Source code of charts
━━━━━━━━━━

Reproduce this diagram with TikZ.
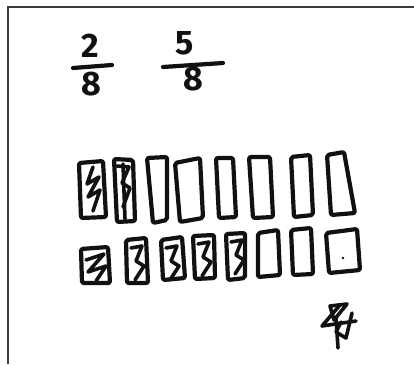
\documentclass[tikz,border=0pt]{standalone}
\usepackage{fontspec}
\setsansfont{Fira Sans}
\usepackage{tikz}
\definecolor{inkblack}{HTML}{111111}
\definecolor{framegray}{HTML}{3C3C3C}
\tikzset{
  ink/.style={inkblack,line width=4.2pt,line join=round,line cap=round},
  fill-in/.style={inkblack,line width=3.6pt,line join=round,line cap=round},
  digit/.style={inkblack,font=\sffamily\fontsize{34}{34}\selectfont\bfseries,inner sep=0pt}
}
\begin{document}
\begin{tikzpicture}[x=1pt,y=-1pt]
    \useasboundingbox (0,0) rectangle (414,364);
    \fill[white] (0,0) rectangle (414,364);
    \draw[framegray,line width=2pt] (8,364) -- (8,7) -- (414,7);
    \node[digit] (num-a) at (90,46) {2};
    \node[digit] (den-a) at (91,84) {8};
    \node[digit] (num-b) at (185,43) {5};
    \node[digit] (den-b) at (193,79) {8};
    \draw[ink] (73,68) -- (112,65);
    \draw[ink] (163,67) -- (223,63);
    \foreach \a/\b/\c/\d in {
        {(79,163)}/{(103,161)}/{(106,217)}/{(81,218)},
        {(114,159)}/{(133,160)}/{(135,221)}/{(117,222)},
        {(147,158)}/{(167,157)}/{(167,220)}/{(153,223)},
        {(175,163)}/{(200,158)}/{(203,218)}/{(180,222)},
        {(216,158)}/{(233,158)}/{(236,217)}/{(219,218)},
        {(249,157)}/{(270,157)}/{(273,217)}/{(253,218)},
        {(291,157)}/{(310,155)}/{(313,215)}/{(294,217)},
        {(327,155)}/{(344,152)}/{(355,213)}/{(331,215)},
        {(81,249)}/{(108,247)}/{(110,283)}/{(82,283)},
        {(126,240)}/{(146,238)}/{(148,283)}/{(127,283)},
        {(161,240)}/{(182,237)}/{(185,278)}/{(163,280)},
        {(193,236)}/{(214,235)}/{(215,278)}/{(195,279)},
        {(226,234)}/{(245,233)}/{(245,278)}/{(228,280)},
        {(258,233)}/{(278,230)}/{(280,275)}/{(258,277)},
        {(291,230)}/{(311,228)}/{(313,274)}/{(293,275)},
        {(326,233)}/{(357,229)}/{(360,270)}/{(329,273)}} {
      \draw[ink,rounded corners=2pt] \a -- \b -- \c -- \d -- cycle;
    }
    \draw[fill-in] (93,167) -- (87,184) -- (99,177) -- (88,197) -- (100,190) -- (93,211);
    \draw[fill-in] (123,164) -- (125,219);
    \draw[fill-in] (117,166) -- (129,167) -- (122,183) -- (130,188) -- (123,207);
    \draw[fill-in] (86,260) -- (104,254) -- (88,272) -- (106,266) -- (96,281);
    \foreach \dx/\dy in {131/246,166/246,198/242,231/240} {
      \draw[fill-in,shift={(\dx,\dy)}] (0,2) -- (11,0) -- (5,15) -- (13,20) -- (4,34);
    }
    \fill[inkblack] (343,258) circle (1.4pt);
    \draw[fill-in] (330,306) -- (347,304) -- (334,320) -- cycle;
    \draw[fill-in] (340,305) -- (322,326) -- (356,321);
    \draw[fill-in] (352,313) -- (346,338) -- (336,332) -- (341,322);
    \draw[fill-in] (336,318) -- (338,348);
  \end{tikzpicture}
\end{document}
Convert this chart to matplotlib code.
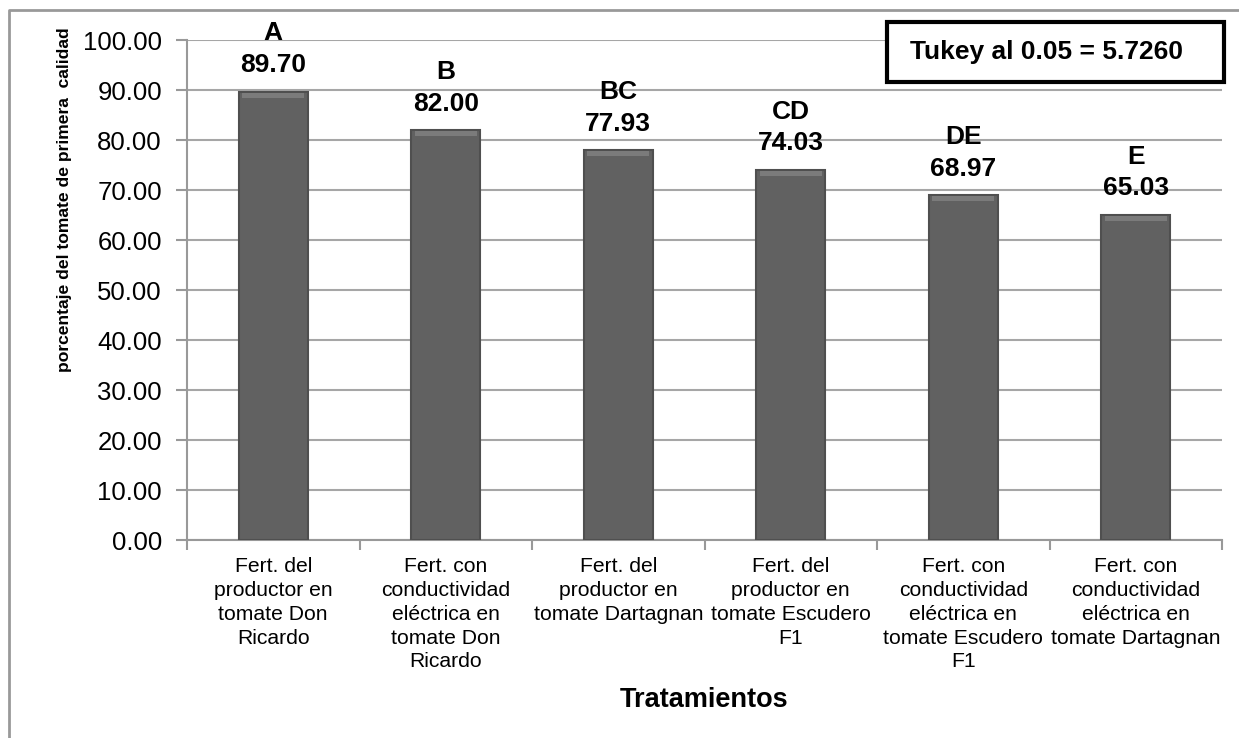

━━━━━━━━━━

Task brief
All the lines above are to be reproduced exactly, except the pictures.

Exercise result
Reproduce this diagram with TikZ.
\documentclass[tikz,border=0pt]{standalone}
\usepackage{fontspec}
\setsansfont{Fira Sans}
\usepackage{tikz}
\definecolor{inkblack}{HTML}{111111}
\definecolor{framegray}{HTML}{3C3C3C}
\tikzset{
  ink/.style={inkblack,line width=4.2pt,line join=round,line cap=round},
  fill-in/.style={inkblack,line width=3.6pt,line join=round,line cap=round},
  digit/.style={inkblack,font=\sffamily\fontsize{34}{34}\selectfont\bfseries,inner sep=0pt}
}
\begin{document}
\begin{tikzpicture}[x=1pt,y=-1pt]
    \useasboundingbox (0,0) rectangle (414,364);
    \fill[white] (0,0) rectangle (414,364);
    \draw[framegray,line width=2pt] (8,364) -- (8,7) -- (414,7);
    \node[digit] (num-a) at (90,46) {2};
    \node[digit] (den-a) at (91,84) {8};
    \node[digit] (num-b) at (185,43) {5};
    \node[digit] (den-b) at (193,79) {8};
    \draw[ink] (73,68) -- (112,65);
    \draw[ink] (163,67) -- (223,63);
    \foreach \a/\b/\c/\d in {
        {(79,163)}/{(103,161)}/{(106,217)}/{(81,218)},
        {(114,159)}/{(133,160)}/{(135,221)}/{(117,222)},
        {(147,158)}/{(167,157)}/{(167,220)}/{(153,223)},
        {(175,163)}/{(200,158)}/{(203,218)}/{(180,222)},
        {(216,158)}/{(233,158)}/{(236,217)}/{(219,218)},
        {(249,157)}/{(270,157)}/{(273,217)}/{(253,218)},
        {(291,157)}/{(310,155)}/{(313,215)}/{(294,217)},
        {(327,155)}/{(344,152)}/{(355,213)}/{(331,215)},
        {(81,249)}/{(108,247)}/{(110,283)}/{(82,283)},
        {(126,240)}/{(146,238)}/{(148,283)}/{(127,283)},
        {(161,240)}/{(182,237)}/{(185,278)}/{(163,280)},
        {(193,236)}/{(214,235)}/{(215,278)}/{(195,279)},
        {(226,234)}/{(245,233)}/{(245,278)}/{(228,280)},
        {(258,233)}/{(278,230)}/{(280,275)}/{(258,277)},
        {(291,230)}/{(311,228)}/{(313,274)}/{(293,275)},
        {(326,233)}/{(357,229)}/{(360,270)}/{(329,273)}} {
      \draw[ink,rounded corners=2pt] \a -- \b -- \c -- \d -- cycle;
    }
    \draw[fill-in] (93,167) -- (87,184) -- (99,177) -- (88,197) -- (100,190) -- (93,211);
    \draw[fill-in] (123,164) -- (125,219);
    \draw[fill-in] (117,166) -- (129,167) -- (122,183) -- (130,188) -- (123,207);
    \draw[fill-in] (86,260) -- (104,254) -- (88,272) -- (106,266) -- (96,281);
    \foreach \dx/\dy in {131/246,166/246,198/242,231/240} {
      \draw[fill-in,shift={(\dx,\dy)}] (0,2) -- (11,0) -- (5,15) -- (13,20) -- (4,34);
    }
    \fill[inkblack] (343,258) circle (1.4pt);
    \draw[fill-in] (330,306) -- (347,304) -- (334,320) -- cycle;
    \draw[fill-in] (340,305) -- (322,326) -- (356,321);
    \draw[fill-in] (352,313) -- (346,338) -- (336,332) -- (341,322);
    \draw[fill-in] (336,318) -- (338,348);
  \end{tikzpicture}
\end{document}
Convert this chart to matplotlib code.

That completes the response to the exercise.